> **WHAT IS REQUIRED**
Write out the material exactly, leaving every picture behind.

> **INFORMATION SHOWN**
▼

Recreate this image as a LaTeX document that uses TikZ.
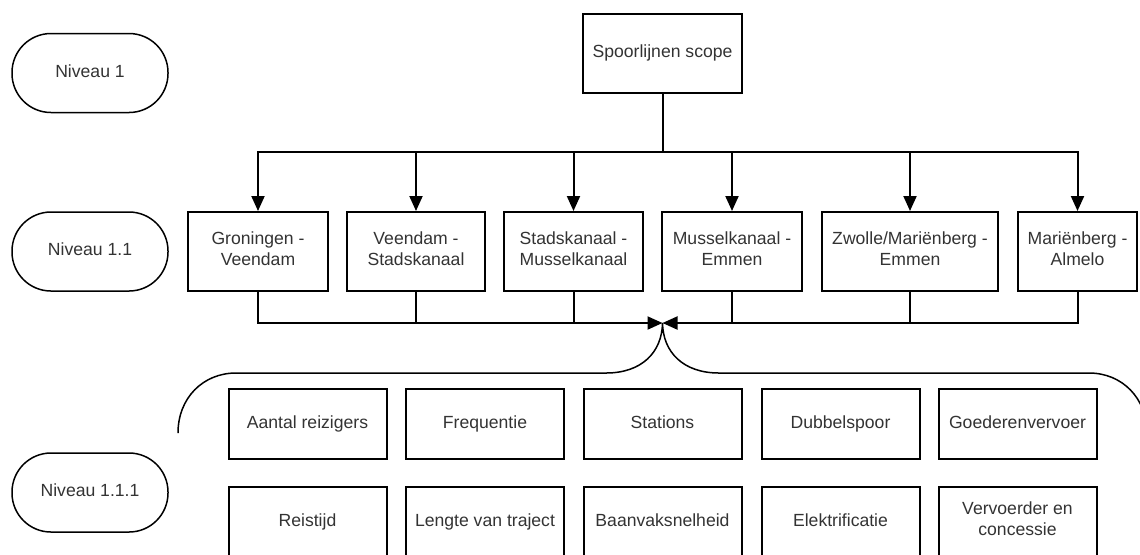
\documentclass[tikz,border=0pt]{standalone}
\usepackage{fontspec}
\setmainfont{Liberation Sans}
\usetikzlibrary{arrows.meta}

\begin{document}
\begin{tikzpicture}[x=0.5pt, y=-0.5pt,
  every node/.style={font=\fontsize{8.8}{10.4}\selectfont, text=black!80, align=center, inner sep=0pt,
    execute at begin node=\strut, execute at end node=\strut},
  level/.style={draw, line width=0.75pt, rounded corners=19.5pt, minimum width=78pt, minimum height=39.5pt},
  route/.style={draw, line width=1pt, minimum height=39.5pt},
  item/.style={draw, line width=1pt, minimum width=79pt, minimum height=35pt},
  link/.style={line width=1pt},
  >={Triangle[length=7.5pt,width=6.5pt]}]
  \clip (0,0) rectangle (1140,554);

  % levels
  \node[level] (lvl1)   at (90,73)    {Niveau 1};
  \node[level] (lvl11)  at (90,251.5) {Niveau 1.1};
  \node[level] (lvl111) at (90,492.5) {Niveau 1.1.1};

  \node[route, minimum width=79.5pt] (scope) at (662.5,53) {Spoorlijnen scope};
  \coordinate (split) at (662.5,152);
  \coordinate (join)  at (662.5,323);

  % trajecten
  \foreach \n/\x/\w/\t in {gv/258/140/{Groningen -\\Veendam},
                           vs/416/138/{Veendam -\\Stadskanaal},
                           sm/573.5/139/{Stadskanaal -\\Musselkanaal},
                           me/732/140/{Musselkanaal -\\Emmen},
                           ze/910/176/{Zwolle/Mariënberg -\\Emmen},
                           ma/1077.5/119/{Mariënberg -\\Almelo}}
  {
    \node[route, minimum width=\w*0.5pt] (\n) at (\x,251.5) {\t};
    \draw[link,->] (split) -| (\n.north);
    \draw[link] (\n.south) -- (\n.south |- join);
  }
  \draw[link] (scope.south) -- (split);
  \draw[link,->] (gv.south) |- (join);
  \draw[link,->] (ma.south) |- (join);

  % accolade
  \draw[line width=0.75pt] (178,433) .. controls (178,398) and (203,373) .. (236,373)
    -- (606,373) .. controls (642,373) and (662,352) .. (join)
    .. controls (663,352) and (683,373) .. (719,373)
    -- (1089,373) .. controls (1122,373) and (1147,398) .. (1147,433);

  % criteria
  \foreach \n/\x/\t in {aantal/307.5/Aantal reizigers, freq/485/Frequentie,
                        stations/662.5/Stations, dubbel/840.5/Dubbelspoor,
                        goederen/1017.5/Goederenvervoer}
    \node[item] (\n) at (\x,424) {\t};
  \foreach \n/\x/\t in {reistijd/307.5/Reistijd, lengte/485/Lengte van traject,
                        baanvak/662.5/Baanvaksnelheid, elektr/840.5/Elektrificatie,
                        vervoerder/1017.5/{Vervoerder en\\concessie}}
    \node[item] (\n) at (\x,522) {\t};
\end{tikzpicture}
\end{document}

▲

> **IN RESPONSE**
Recreate this image as a LaTeX document that uses TikZ.
\documentclass[tikz,border=0pt]{standalone}
\usepackage{fontspec}
\setmainfont{Liberation Sans}
\usetikzlibrary{arrows.meta}

\begin{document}
\begin{tikzpicture}[x=0.5pt, y=-0.5pt,
  every node/.style={font=\fontsize{8.8}{10.4}\selectfont, text=black!80, align=center, inner sep=0pt,
    execute at begin node=\strut, execute at end node=\strut},
  level/.style={draw, line width=0.75pt, rounded corners=19.5pt, minimum width=78pt, minimum height=39.5pt},
  route/.style={draw, line width=1pt, minimum height=39.5pt},
  item/.style={draw, line width=1pt, minimum width=79pt, minimum height=35pt},
  link/.style={line width=1pt},
  >={Triangle[length=7.5pt,width=6.5pt]}]
  \clip (0,0) rectangle (1140,554);

  % levels
  \node[level] (lvl1)   at (90,73)    {Niveau 1};
  \node[level] (lvl11)  at (90,251.5) {Niveau 1.1};
  \node[level] (lvl111) at (90,492.5) {Niveau 1.1.1};

  \node[route, minimum width=79.5pt] (scope) at (662.5,53) {Spoorlijnen scope};
  \coordinate (split) at (662.5,152);
  \coordinate (join)  at (662.5,323);

  % trajecten
  \foreach \n/\x/\w/\t in {gv/258/140/{Groningen -\\Veendam},
                           vs/416/138/{Veendam -\\Stadskanaal},
                           sm/573.5/139/{Stadskanaal -\\Musselkanaal},
                           me/732/140/{Musselkanaal -\\Emmen},
                           ze/910/176/{Zwolle/Mariënberg -\\Emmen},
                           ma/1077.5/119/{Mariënberg -\\Almelo}}
  {
    \node[route, minimum width=\w*0.5pt] (\n) at (\x,251.5) {\t};
    \draw[link,->] (split) -| (\n.north);
    \draw[link] (\n.south) -- (\n.south |- join);
  }
  \draw[link] (scope.south) -- (split);
  \draw[link,->] (gv.south) |- (join);
  \draw[link,->] (ma.south) |- (join);

  % accolade
  \draw[line width=0.75pt] (178,433) .. controls (178,398) and (203,373) .. (236,373)
    -- (606,373) .. controls (642,373) and (662,352) .. (join)
    .. controls (663,352) and (683,373) .. (719,373)
    -- (1089,373) .. controls (1122,373) and (1147,398) .. (1147,433);

  % criteria
  \foreach \n/\x/\t in {aantal/307.5/Aantal reizigers, freq/485/Frequentie,
                        stations/662.5/Stations, dubbel/840.5/Dubbelspoor,
                        goederen/1017.5/Goederenvervoer}
    \node[item] (\n) at (\x,424) {\t};
  \foreach \n/\x/\t in {reistijd/307.5/Reistijd, lengte/485/Lengte van traject,
                        baanvak/662.5/Baanvaksnelheid, elektr/840.5/Elektrificatie,
                        vervoerder/1017.5/{Vervoerder en\\concessie}}
    \node[item] (\n) at (\x,522) {\t};
\end{tikzpicture}
\end{document}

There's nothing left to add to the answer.